Mapping between flux sectors and bond sectors
Constructing the Majorana representation of the model requires the particular bond configuration \(u_{jk} = \pm 1\). However the large number of gauge symmetries of the bond sector make it unwieldly to work with. We therefore need a way to quickly map between bond sectors and flux sectors.
Going from the bond sector to flux sector is easy since we can compute it directly by taking the product of \(i u_{jk}\) around each plaquette \[ \phi_i = \prod_{(j,k) \; \in \; \partial \phi_i} i u_{jk}\]
Going from flux sector to bond sector requires more thought however. The algorithm I use is this:
Fix the gauge by choosing some arbitrary \(u_{jk}\) configuration. In practice I use \(u_{jk} = +1\). This chooses an arbitrary one of the 4 topological sectors.
Compute the current flux configuration and how it differs from the target one. Let’s call an plaquette that differs from the target a defect.
Find any adjacent pairs of defects and flip the \(u_jk\) between them. This leaves a set of isolated defects.
Pair the defects up using a greedy algorithm.
Compute paths along the dual lattice between each pair of plaquettes. Flipping the corresponding set of \(u_{jk}\) transports one flux to the other and anhilates them.
Chern Markers
We know that the standard Kitaev model supports both Abelian and non-Abelian phases, so how can we assess whether this is also the case for the amorphous Kitaev model?
We have already discussed the fact that topology and anyonic statistics are intimately linked and this will help here.

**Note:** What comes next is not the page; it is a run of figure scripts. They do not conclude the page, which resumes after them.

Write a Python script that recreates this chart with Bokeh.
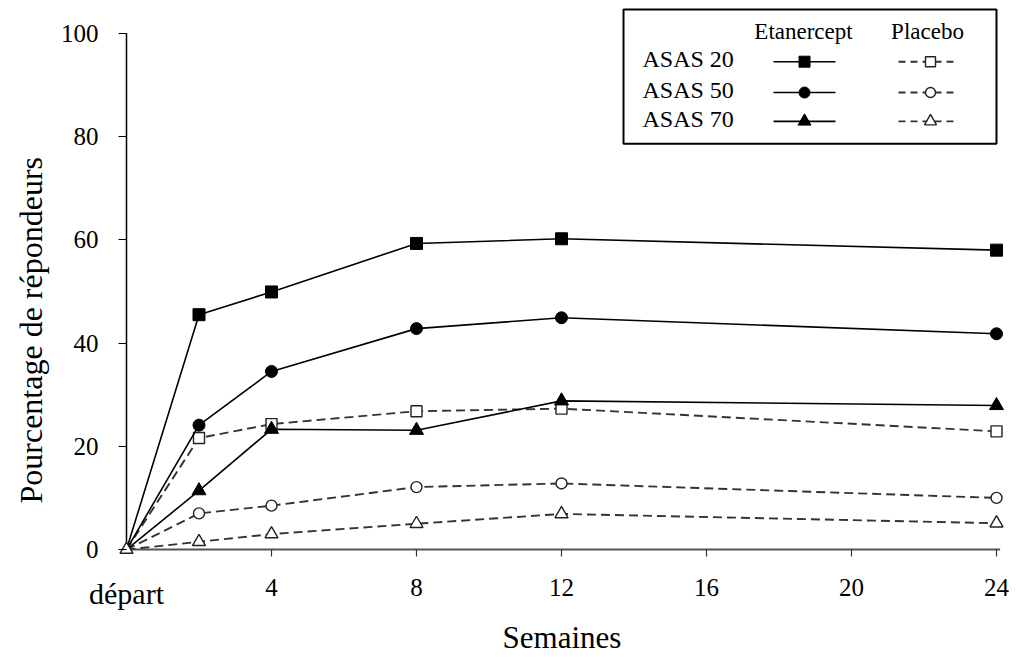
from bokeh.plotting import figure
from bokeh.models import Range1d, FixedTicker, Label, BoxAnnotation, LinearAxis, Title
from bokeh.embed import file_html
from bokeh.resources import INLINE

# ---------------- data ----------------
weeks = [0, 2, 4, 8, 12, 24]
etanercept_asas20 = [0, 45.5, 49.9, 59.3, 60.2, 58.0]
etanercept_asas50 = [0, 24.1, 34.5, 42.8, 44.9, 41.8]
etanercept_asas70 = [0, 11.4, 23.3, 23.1, 28.8, 27.9]
placebo_asas20 = [0, 21.6, 24.3, 26.8, 27.3, 22.9]
placebo_asas50 = [0, 7.0, 8.5, 12.1, 12.8, 10.0]
placebo_asas70 = [0, 1.5, 3.0, 5.0, 6.9, 5.1]

series_labels = ["ASAS 20", "ASAS 50", "ASAS 70"]
group_labels = ["Etanercept", "Placebo"]
x_ticks = [4, 8, 12, 16, 20, 24]
y_ticks = [0, 20, 40, 60, 80, 100]
x_title = "Semaines"
y_title = "Pourcentage de répondeurs"
start_label = "départ"

# ---------------- geometry (canvas px) ----------------
W, H = 1016, 657
FRAME_L, FRAME_R, FRAME_T, FRAME_B = 113, 1010, 5, 560
ORIGIN_X, ORIGIN_Y = 126, 552
PX_WEEK = 36.25
PX_UNIT = 5.19

x_start = -(ORIGIN_X - FRAME_L) / PX_WEEK
x_end = x_start + (FRAME_R - FRAME_L) / PX_WEEK
y_end = (ORIGIN_Y - FRAME_T) / PX_UNIT
y_start = y_end - (FRAME_B - FRAME_T) / PX_UNIT


def dx(px):
    return (px - ORIGIN_X) / PX_WEEK


def dy(py):
    return (ORIGIN_Y - py) / PX_UNIT


FONT = "Liberation Serif"

p = figure(width=W, height=H, x_range=Range1d(x_start, x_end),
           y_range=Range1d(y_start, y_end), output_backend="svg",
           toolbar_location=None, min_border_left=FRAME_L,
           min_border_right=W - FRAME_R, min_border_top=FRAME_T,
           min_border_bottom=H - FRAME_B)
p.grid.visible = False
p.outline_line_color = None
p.background_fill_color = "white"
p.border_fill_color = "white"

# ---------------- axes ----------------
xa = p.xaxis[0]
ya = p.yaxis[0]
xa.ticker = FixedTicker(ticks=x_ticks)
ya.ticker = FixedTicker(ticks=y_ticks)
for ax in (xa, ya):
    ax.axis_line_color = None
    ax.minor_tick_line_color = None
    ax.major_label_text_font = FONT
    ax.major_label_text_font_size = "25px"
    ax.major_label_text_color = "black"
    ax.major_tick_line_width = 1.2
# ticks pulled onto the zero lines (frame is padded so edge markers stay whole)
xa.major_tick_line_color = "#333333"
xa.major_tick_in = FRAME_B - ORIGIN_Y
xa.major_tick_out = -(FRAME_B - ORIGIN_Y) + 7
xa.major_label_standoff = 20 - xa.major_tick_out
ya.major_tick_line_color = "black"
ya.major_tick_in = ORIGIN_X - FRAME_L
ya.major_tick_out = -(ORIGIN_X - FRAME_L) + 8
ya.major_label_standoff = 10 - ya.major_tick_out

# outer bottom axis: "départ" start label + x title
xa2 = LinearAxis(ticker=FixedTicker(ticks=[weeks[0]]),
                 major_label_overrides={weeks[0]: start_label},
                 axis_line_color=None, major_tick_line_color=None,
                 minor_tick_line_color=None, major_tick_in=0, major_tick_out=0,
                 major_label_text_font=FONT, major_label_text_font_size="30px",
                 major_label_text_color="black", major_label_standoff=-22,
                 axis_label=x_title, axis_label_text_font=FONT,
                 axis_label_text_font_size="31px", axis_label_text_font_style="normal",
                 axis_label_text_color="black", axis_label_standoff=7)
p.add_layout(xa2, "below")

# y title, starting above the bottom of the frame as in the original
p.add_layout(Title(text=y_title, align="left", offset=FRAME_B - 506, standoff=18,
                   text_font=FONT, text_font_size="32px", text_font_style="normal",
                   text_color="black"), "left")

# axis lines at zero
p.segment(x0=[0], y0=[y_ticks[0]], x1=[0], y1=[y_ticks[-1]],
          line_color="black", line_width=1.5)
p.segment(x0=[0], y0=[0], x1=[x_ticks[-1] + 0.1], y1=[0],
          line_color="#555555", line_width=2)

# ---------------- series ----------------
placebo = [(placebo_asas20, "square"), (placebo_asas50, "circle"), (placebo_asas70, "triangle")]
etaner = [(etanercept_asas20, "square"), (etanercept_asas50, "circle"), (etanercept_asas70, "triangle")]
sizes = {"square": 12, "circle": 12, "triangle": 14}

for ys, m in placebo:
    p.line(weeks, ys, line_color="#333333", line_width=1.9, line_dash="9 5")
for ys, m in placebo:
    p.scatter(weeks[1:], ys[1:], marker=m, size=sizes[m] - 1, fill_color="white",
              line_color="#222222", line_width=1.4)
for ys, m in etaner:
    p.line(weeks, ys, line_color="black", line_width=1.6)
for ys, m in etaner:
    p.scatter(weeks[1:], ys[1:], marker=m, size=sizes[m], fill_color="black",
              line_color="black")
p.scatter([weeks[0]], [placebo_asas70[0]], marker="triangle", size=13,
          fill_color="white", line_color="#222222", line_width=1.4)

# ---------------- legend ----------------
p.add_layout(BoxAnnotation(left=dx(623), right=dx(996), top=dy(9), bottom=dy(144),
                           fill_color=None, line_color="black", line_alpha=1.0,
                           line_width=2))
p.add_layout(Label(x=dx(803), y=dy(31), text=group_labels[0], text_align="center",
                   text_baseline="middle", text_font=FONT, text_font_size="23px",
                   text_color="black"))
p.add_layout(Label(x=dx(927), y=dy(31), text=group_labels[1], text_align="center",
                   text_baseline="middle", text_font=FONT, text_font_size="23px",
                   text_color="black"))
row_y = [61.5, 92.5, 121.5]
for i, (lab, (ys_e, m), (ys_p, _)) in enumerate(zip(series_labels, etaner, placebo)):
    yy = dy(row_y[i])
    p.add_layout(Label(x=dx(642), y=dy(row_y[i] - 2.5), text=lab, text_align="left",
                       text_baseline="middle", text_font=FONT, text_font_size="24px",
                       text_color="black"))
    p.line([dx(773), dx(835)], [yy, yy], line_color="black", line_width=1.6)
    p.scatter([dx(804)], [yy], marker=m, size=sizes[m] - 1, fill_color="black",
              line_color="black")
    p.line([dx(898), dx(957)], [yy, yy], line_color="#333333", line_width=1.9,
           line_dash="7 5")
    p.scatter([dx(930)], [yy], marker=m, size=sizes[m] - 2, fill_color="white",
              line_color="#222222", line_width=1.4)

open("out.html", "w").write(file_html(p, INLINE))
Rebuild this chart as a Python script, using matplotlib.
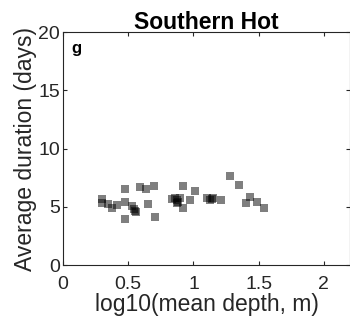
import numpy as np
import matplotlib.pyplot as plt

plt.rcParams['font.family'] = ['Liberation Sans', 'DejaVu Sans']

# log10 mean depth vs average duration
depth = [0.297, 0.297, 0.343, 0.378, 0.411, 0.475, 0.475, 0.475, 0.531,
         0.552, 0.544, 0.560, 0.590, 0.634, 0.651, 0.697, 0.707, 0.833,
         0.871, 0.884, 0.858, 0.897, 0.874, 0.917, 0.922, 0.973, 1.014,
         1.101, 1.139, 1.152, 1.126, 1.213, 1.277, 1.349, 1.400, 1.433,
         1.484, 1.538]
duration = [5.64, 5.35, 5.24, 4.87, 5.15, 6.52, 5.38, 3.92, 5.09,
            4.66, 4.81, 4.55, 6.67, 6.52, 5.21, 6.76, 4.15, 5.67,
            5.58, 5.38, 5.73, 5.73, 5.32, 6.76, 4.87, 5.58, 6.35,
            5.73, 5.67, 5.73, 5.62, 5.58, 7.61, 6.89, 5.32, 5.84,
            5.38, 4.89]

fig = plt.figure(figsize=(3.5, 3.24), dpi=100)
ax = fig.add_axes([0.18, 0.182, 0.82, 0.719])

ax.scatter(depth, duration, marker='s', s=28, color='k', alpha=0.5, linewidths=0)

ax.set_xlim(0, 2.2)
ax.set_ylim(0, 20)
ax.set_xticks([0, 0.5, 1, 1.5, 2])
ax.set_xticklabels(['0', '0.5', '1', '1.5', '2'])
ax.set_yticks([0, 5, 10, 15, 20])
ax.tick_params(direction='in', length=3, top=True, right=True, labelsize=14,
               colors='#262626', width=0.8, pad=2)
ax.tick_params(axis='x', pad=8)
for s in ax.spines.values():
    s.set_color('#262626')
    s.set_linewidth(0.8)

ax.set_xlabel('log10(mean depth, m)', fontsize=16.5, color='#262626', labelpad=0)
ax.set_ylabel('Average duration (days)', fontsize=16.5, color='#262626', labelpad=1)
ax.set_title('Southern Hot', fontsize=16.5, fontweight='bold', pad=2)
ax.text(0.03, 0.96, 'g', transform=ax.transAxes, fontsize=12, fontweight='bold',
        va='top', ha='left')

fig.savefig('out.png', dpi=100)
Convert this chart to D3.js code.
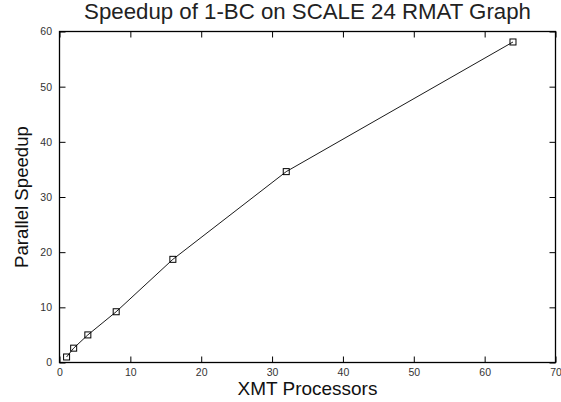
<!DOCTYPE html>
<html><head><meta charset="utf-8">
<script src="https://cdn.jsdelivr.net/npm/d3@7"></script>
<style>body{margin:0;background:#fff}svg{display:block}text{font-family:"Liberation Sans",Arial,sans-serif}</style>
</head><body><svg id="c" width="561" height="402"></svg>
<script>
const processors = [1, 2, 4, 8, 16, 32, 64];
const speedup = [1.0, 2.6, 5.0, 9.2, 18.7, 34.6, 58.1];
const xTicks = [0, 10, 20, 30, 40, 50, 60, 70];
const yTicks = [0, 10, 20, 30, 40, 50, 60];
const title = "Speedup of 1-BC on SCALE 24 RMAT Graph";
const xLabel = "XMT Processors";
const yLabel = "Parallel Speedup";

const svg = d3.select("#c");
const L = 59.5, R = 555.5, T = 31.5, B = 362.5;
const x = d3.scaleLinear().domain([0, 70]).range([L, R]);
const y = d3.scaleLinear().domain([0, 60]).range([B, T]);
const tc = "#333";

svg.append("g").attr("transform", `translate(0,${B})`)
  .call(d3.axisBottom(x).tickValues(xTicks).tickSizeInner(-6).tickSizeOuter(0).tickPadding(6.5))
  .call(g => { g.select(".domain").remove(); g.selectAll("line").attr("stroke", "#000");
    g.selectAll("text").attr("font-size", 10.5).attr("fill", tc); });
svg.append("g").attr("transform", `translate(0,${T})`)
  .call(d3.axisTop(x).tickValues(xTicks).tickSizeInner(-6).tickSizeOuter(0).tickFormat(""))
  .call(g => { g.select(".domain").remove(); g.selectAll("line").attr("stroke", "#000"); });
svg.append("g").attr("transform", `translate(${L},0)`)
  .call(d3.axisLeft(y).tickValues(yTicks).tickSizeInner(-6).tickSizeOuter(0).tickPadding(7.5))
  .call(g => { g.select(".domain").remove(); g.selectAll("line").attr("stroke", "#000");
    g.selectAll("text").attr("font-size", 10.5).attr("fill", tc); });
svg.append("g").attr("transform", `translate(${R},0)`)
  .call(d3.axisRight(y).tickValues(yTicks).tickSizeInner(-6).tickSizeOuter(0).tickFormat(""))
  .call(g => { g.select(".domain").remove(); g.selectAll("line").attr("stroke", "#000"); });

svg.append("rect").attr("x", L).attr("y", T).attr("width", R - L).attr("height", B - T)
  .attr("fill", "none").attr("stroke", "#000").attr("stroke-width", 1.3);

const pts = processors.map((p, i) => [p, speedup[i]]);
svg.append("path").datum(pts)
  .attr("d", d3.line().x(d => x(d[0])).y(d => y(d[1])))
  .attr("fill", "none").attr("stroke", "#000").attr("stroke-width", 0.9);
svg.selectAll("rect.m").data(pts).enter().append("rect").attr("class", "m")
  .attr("x", d => x(d[0]) - 3).attr("y", d => y(d[1]) - 3)
  .attr("width", 6).attr("height", 6)
  .attr("fill", "none").attr("stroke", "#000").attr("stroke-width", 1);

function fit(sel, w) {
  const m = sel.node().getComputedTextLength();
  sel.attr("font-size", 17.5 * w / m);
}
fit(svg.append("text").attr("x", (L + R) / 2).attr("y", 19).attr("text-anchor", "middle")
  .attr("font-size", 17.5).attr("fill", "#222").text(title), 447);
fit(svg.append("text").attr("x", (L + R) / 2).attr("y", 395).attr("text-anchor", "middle")
  .attr("font-size", 17.5).attr("fill", "#111").text(xLabel), 140);
fit(svg.append("text").attr("transform", `translate(28,${(T + B) / 2}) rotate(-90)`)
  .attr("text-anchor", "middle").attr("font-size", 17.5).attr("fill", "#111").text(yLabel), 142);
</script></body></html>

The Chern number is a quantity that measured the topological characteristics of a material.
The original definition of the Chern number relies on the model having translation symmetry. This lead to the development of local markers, these are operators defined locally that generalise the notion of the chern number to a local observable over some region smaller than the entire system.